Specifying shallow=True causes filecmp to use the os.stat() function. Running tests with that function, on two files that filecmp returns True, some of the values returned by stat are identical, others are different. Apparently, filecmp doesn’t use ALL the values returned by stat to determine if the files are equal.
So, my question: Under what “real-world” situations will filecmp.cmp(file1, file2, shallow=True) return a false positive or a false negative? Can I trust it?
And, a possible “sub-question”, which specific values returned by os.stat() does filecmp.cmp() use?

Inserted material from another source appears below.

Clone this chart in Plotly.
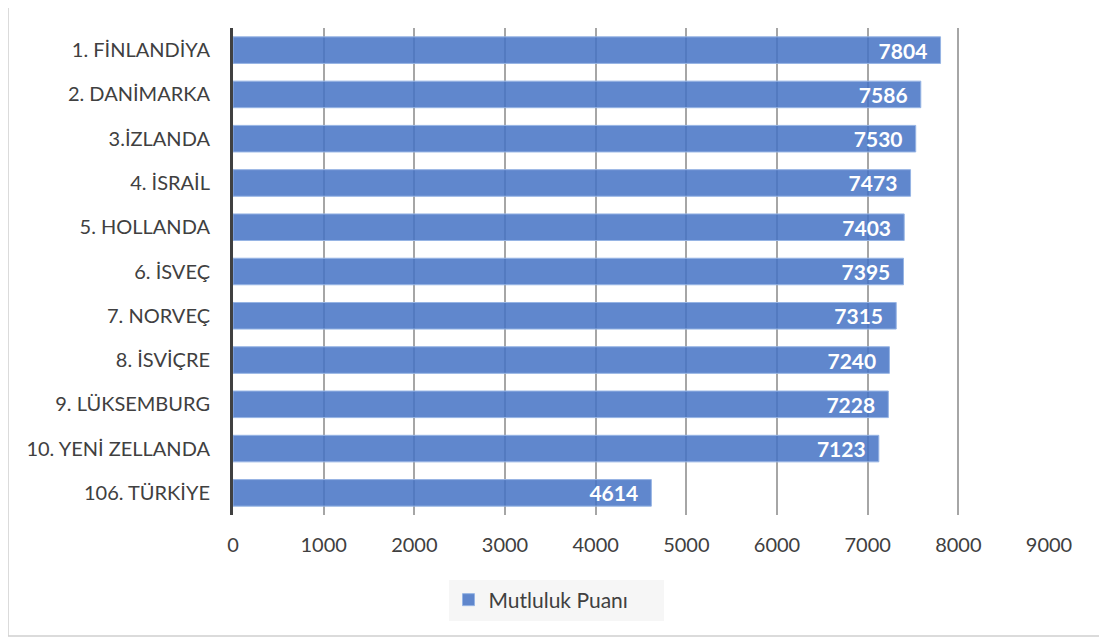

(If you’re curious what I’m doing with the files, I discuss it here: https://hikearizona.com/dex2/viewtopic.php?f=78&t=9538)
Upvotes: 2
Views: 1393
Reputation: 4069
The comparison will return true only when size and modified time attribute values are same. it can return false positives only if same exact number of bytes were modified at the same time.
module file references that can be used to confirm above stated :
Excerpt from cmp function implementation (filecmp.py)
s1 = _sig(os.stat(f1))
s2 = _sig(os.stat(f2))
if shallow and s1 == s2:
return True
_sig funcion which is utilized above (filecmp.py):
def _sig(st):
return (stat.S_IFMT(st.st_mode),
st.st_size,
st.st_mtime)
Upvotes: 1